Changement totale d’ambiance pour ce dernier film de la collection Small Axe, avec ce voyage au cœur de l’enfance de Kingsley Smith, garçon de douze ans passionné par les étoiles et qui rêve de devenir astronaute. Seulement voilà, Kingsley a des difficultés à lire, ce qui poussera son école à le faire changer d’établissement, un nouvel endroit où l’éducation d’enfants « spéciaux » se fait de manière totalement désorganisée. Les parents vont petit à petit comprendre cette spirale injuste dans laquelle leur fils s’est retrouvé et se battre pour offrir la meilleure éducation possible au garçon. Un sujet encore une fois fort, mais non sans humour ; les séquences absurdes font presque respirer le récit et feraient presque oublier la gravité de la situation.
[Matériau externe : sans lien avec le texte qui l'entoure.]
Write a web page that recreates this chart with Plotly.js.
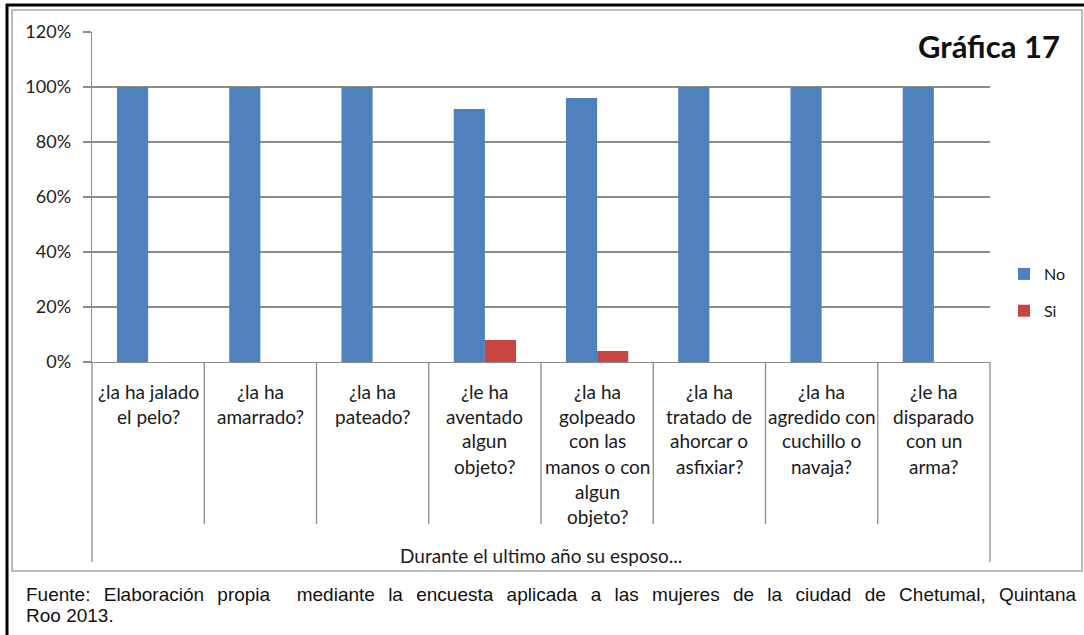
<!DOCTYPE html>
<html>
<head>
<meta charset="utf-8">
<script src="https://cdn.plot.ly/plotly-3.0.1.min.js"></script>
<style>html,body{margin:0;padding:0;background:#fff;}#chart{width:1084px;height:635px;}</style>
</head>
<body>
<div id="chart"></div>
<script>
// ---- data ----
const categoryLines = [
  ["¿la ha jalado", "el pelo?"],
  ["¿la ha", "amarrado?"],
  ["¿la ha", "pateado?"],
  ["¿le ha", "aventado", "algun", "objeto?"],
  ["¿la ha", "golpeado", "con las", "manos o con", "algun", "objeto?"],
  ["¿la ha", "tratado de", "ahorcar o", "asfixiar?"],
  ["¿la ha", "agredido con", "cuchillo o", "navaja?"],
  ["¿le ha", "disparado", "con un", "arma?"]
];
const categories = categoryLines.map(l => l.join(" "));
const seriesNames = ["No", "Si"];
const noValues = [1.00, 1.00, 1.00, 0.92, 0.96, 1.00, 1.00, 1.00];
const siValues = [0.00, 0.00, 0.00, 0.08, 0.04, 0.00, 0.00, 0.00];
const groupLabel = "Durante el ultimo año su esposo...";
const chartTitle = "Gráfica 17";
const footerLines = [
  "Fuente: Elaboración propia  mediante la encuesta aplicada a las mujeres de la ciudad de Chetumal, Quintana",
  "Roo 2013."
];

// ---- layout helpers (pixel -> paper) ----
const W = 1084, H = 635;
const M = {l: 92, r: 94, t: 32, b: 273, autoexpand: false};
const PW = W - M.l - M.r, PH = H - M.t - M.b;
const px = x => (x - M.l) / PW;
const py = y => (H - M.b - y) / PH;

const traces = [
  {type: 'bar', name: seriesNames[0], x: categories, y: noValues,
   marker: {color: '#4F81BD'}, legendgroup: 'a'},
  {type: 'bar', name: seriesNames[1], x: categories, y: siValues,
   marker: {color: '#C8463F'}, legendgroup: 'b'}
];

const labelFont = {family: 'Lato, "Open Sans", sans-serif', size: 19, color: '#1a1a1a'};
const annotations = [];
categoryLines.forEach((lines, i) => {
  lines.forEach((t, j) => {
    annotations.push({xref: 'x', yref: 'paper', x: i, y: py(391 + 25 * j),
      text: t, showarrow: false, xanchor: 'center', yanchor: 'middle', font: labelFont});
  });
});
annotations.push({xref: 'paper', yref: 'paper', x: 0.5, y: py(555), text: groupLabel,
  showarrow: false, xanchor: 'center', yanchor: 'middle', font: labelFont});
annotations.push({xref: 'paper', yref: 'paper', x: px(989), y: py(46), text: chartTitle,
  showarrow: false, xanchor: 'center', yanchor: 'middle',
  font: {family: 'Lato, sans-serif', size: 31, color: '#111', weight: 'bold'}});
footerLines.forEach((t, j) => {
  const styled = j === 0 ? '<span style="word-spacing:8px">' + t + '</span>' : t;
  annotations.push({xref: 'paper', yref: 'paper', x: px(24), y: py(594 + 21 * j), text: styled,
    showarrow: false, xanchor: 'left', yanchor: 'middle',
    font: {family: '"Liberation Sans", Arial, sans-serif', size: 19, color: '#111'}});
});

const shapes = [];
const n = categories.length;
for (let k = 0; k <= n; k++) {
  const outer = (k === 0 || k === n);
  shapes.push({type: 'line', xref: 'paper', yref: 'paper', x0: k / n, x1: k / n,
    y0: 0, y1: py(outer ? 562 : 524), line: {color: '#8c8c8c', width: 1.3}});
}
// white box behind title covering the top gridline
shapes.push({type: 'rect', xref: 'paper', yref: 'paper', x0: px(906), x1: px(993),
  y0: py(36), y1: py(28), fillcolor: '#fff', line: {width: 0}, layer: 'above'});
// chart border
shapes.push({type: 'rect', xref: 'paper', yref: 'paper', x0: px(12), x1: px(1082),
  y0: py(571), y1: py(10), line: {color: '#a6a6a6', width: 1.5}, layer: 'below'});
// outer black page frame
shapes.push({type: 'line', xref: 'paper', yref: 'paper', x0: px(6), x1: px(1084),
  y0: py(5), y1: py(5), line: {color: '#000', width: 3}});
shapes.push({type: 'line', xref: 'paper', yref: 'paper', x0: px(7), x1: px(7),
  y0: py(4), y1: py(635), line: {color: '#000', width: 3}});

const layout = {
  width: W, height: H,
  margin: M,
  paper_bgcolor: '#fff', plot_bgcolor: '#fff',
  barmode: 'group', bargap: 0.445, bargroupgap: 0,
  showlegend: true,
  legend: {x: px(1004), y: py(257), xanchor: 'left', yanchor: 'top',
    font: {family: 'Lato, sans-serif', size: 16, color: '#1a1a1a'},
    tracegroupgap: 13, itemwidth: 30, bgcolor: 'rgba(0,0,0,0)'},
  xaxis: {type: 'category', showticklabels: false, ticks: '', showgrid: false,
    showline: true, linecolor: '#8c8c8c', linewidth: 1.3, range: [-0.5, n - 0.5], fixedrange: true},
  yaxis: {range: [0, 1.2], dtick: 0.2, tickformat: '.0%', showgrid: true,
    gridcolor: '#8c8c8c', gridwidth: 1.3, zeroline: false, showline: true,
    linecolor: '#8c8c8c', linewidth: 1.3, ticks: 'outside', ticklen: 8, tickcolor: '#8c8c8c',
    tickwidth: 1.3, ticklabelstandoff: 8,
    tickfont: {family: 'Lato, sans-serif', size: 18, color: '#222'}},
  annotations: annotations,
  shapes: shapes
};

Plotly.newPlot('chart', traces, layout, {displayModeBar: false, staticPlot: true});
</script>
</body>
</html>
Visuellement on est dans un registre très différent des précédents films : le format 1.66 et la mise en scène sur le vif, très documentaire avec sa caméra portée et ses successions de gros plans, nous entraîne dans la vie de Kingsley dès les première seconde. Ce point de vue plus restreint, très intime et plus « petit », confère à Education une identité très singulière et surprenante pour un dernière tour de piste, mais la pertinence de l’histoire en tant que conclusion apparaît évidente, comme une façon d’exprimer la proximité du sujet, plus que jamais d’actualité. Ce n’est pas un hasard si la famille de Kingsley met un certain temps à se rendre compte de la supercherie, cette ségrégation injuste qui enferme leur fils dans un système parallèle voué à l’échec. La conclusion du film a quelque chose de presque décevant, mais reflète parfaitement le parcours de notre société ; le combat vient de commencer, tout reste à faire, seul les rêves restent. Nous en sommes arrivés là, où devons-nous aller maintenant ? McQueen n’a peut-être pas les réponses, mais les questions qu’ils posent sont aussi pertinentes que passionnantes à regarder à l'écran.